McDonald's salad suspected in parasite outbreak

Stay safe from foodborne illness outbreaks

Public health officials are investigating an outbreak of intestinal illnesses in Illinois and Iowa that affected dozens of consumers who ate salads from McDonald's.

Illinois is reporting 90 cases since mid-May linked to the cyclospora parasite, with more than 20 of those cases involving consumers who ate salads at McDonald's restaurants. Iowa has recorded 15 cases since late June. 

Cyclospora can cause stomach cramps, nausea and flu-like symptoms a week or more after the consumption of food or liquid contaminated with the parasite.
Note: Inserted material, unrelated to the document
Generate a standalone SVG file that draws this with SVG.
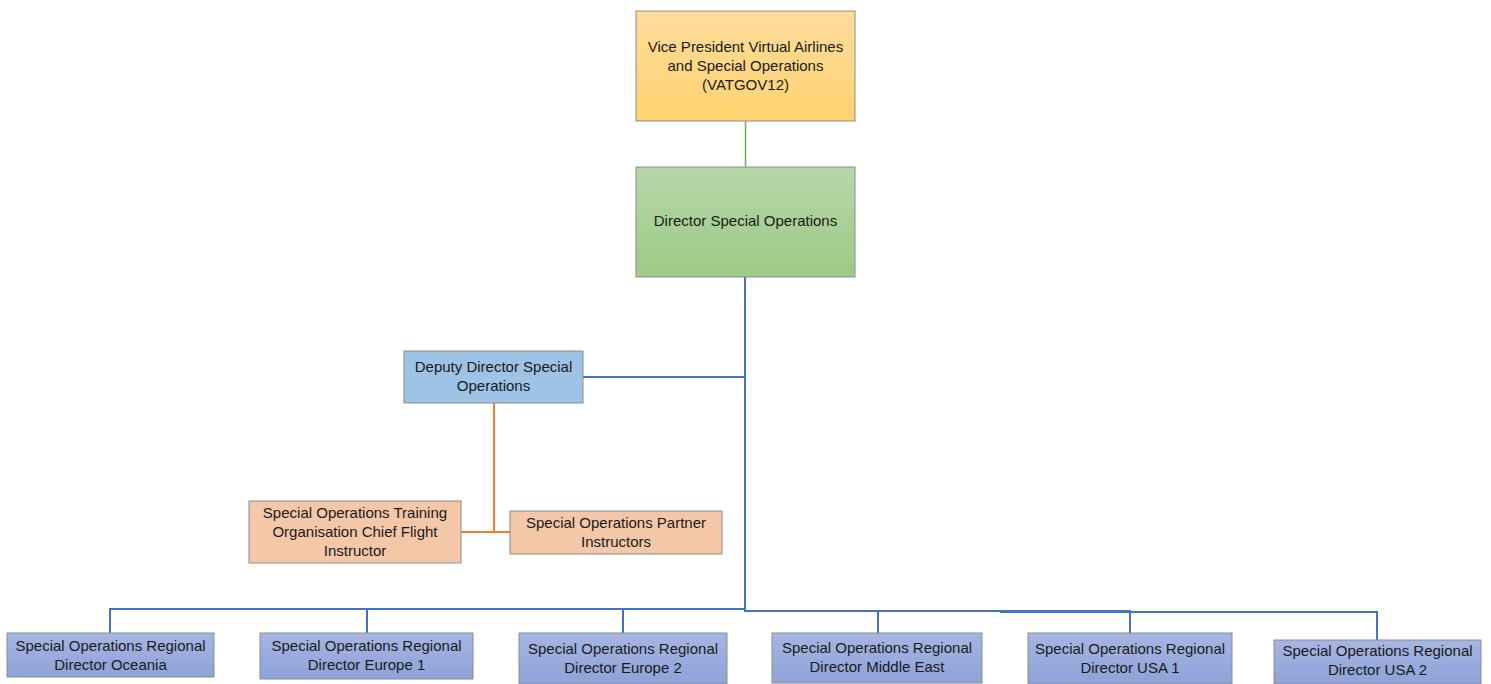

"If you ate a salad from McDonald's since mid-May and developed diarrhea and fatigue, contact a health care provider about testing and treatment," Dr. Nirav Shah, director of the Illinois Department of Public Health, said in a statement on the agency's website.

While finding a link to salads sold at McDonald's in about a quarter of the Illinois cases, the state is also looking into other possible sources for the contamination, Shah added. 

McDonald's is working with officials in the two states and has temporarily stopped selling salads at the restaurants identified as possible sites for the contamination, according to a company spokesperson, noting that McDonald's will also switching lettuce suppliers.

Coast-to-coast salmonella outbreak linked to breakfast cereal

The fast-food company also said it is removing its existing salad blend from about 3,000 of its outlets, most of them in the Midwest.

The parasite cyclospora is also involved in the recall of Del Monte Fresh vegetable trays, blamed for sickening more than 200 people in Iowa, Indiana, Minnesota and Michigan.

As of Friday, the Centers for Disease Control and Prevention had confirmed 227 cases of cyclosporiasis, with seven people hospitalized. Two cases from Michigan reportedly involved vegetable trays purchased in Wisconsin, federal authorities said.